Mike’s will. Not God’s will.
|Like me, it's undergoing renovation.|
There’ll be no meat for this carnivore for the next few Fridays. Not because it in itself is worthy of virtue, but because it helps in the pursuit of spiritual health and well-being.
In my lifetime I have proven to myself that I cannot think my way into new acting but I can, in fact, act my way into new thinking. And not “acting” in the Marlon Brando sense. More like acting in the Jesus Christ sense. An opportunity to apply some discipline where the default position is anything but.
The template provides the discipline.
The notion of repentance, this making right past wrongs, the making of amends, it’s right there in the template. (Subsection IV, Line 53.) I seek nothing but the chance to live my life in happiness. Serenity and peace of mind.
Ascetiscm as a tool for personal and spiritual discipline. For Lent, I will effort to “give up” intangibles, like complacency, breaking promises – and one tangible, Facebook. There’s a certain level of trumpet-blowing wrapped up there that troubles me.
The post pimping this blog entry will be my last until Maundy Thursday.
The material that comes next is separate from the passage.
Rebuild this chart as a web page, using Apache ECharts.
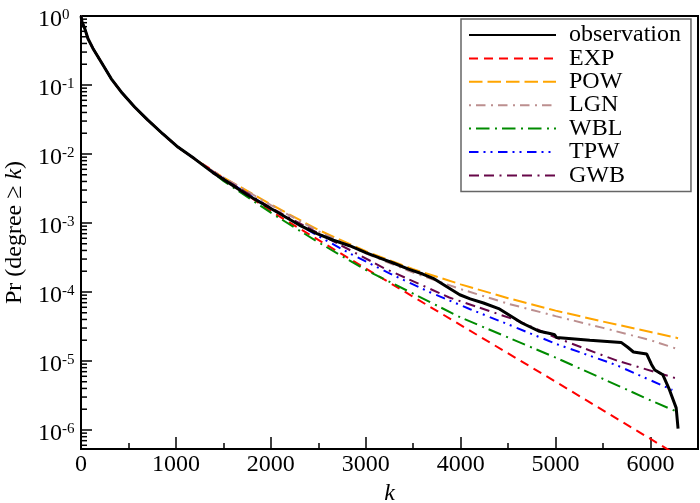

I’ll still blog (feel free to join this page, btw.) For the next 40 days, I’ll plow the time I otherwise would have spent on Facebook into serving my wife and son, helping others, giving some alms, running, reading a book.
Things I oughta be doing all the time, anyway.
As I walk north on 5th Avenue toward my hotel on Central Park, with a cross of ashes on my forehead, I find myself grateful for belief, for the template and for the shot at redemption.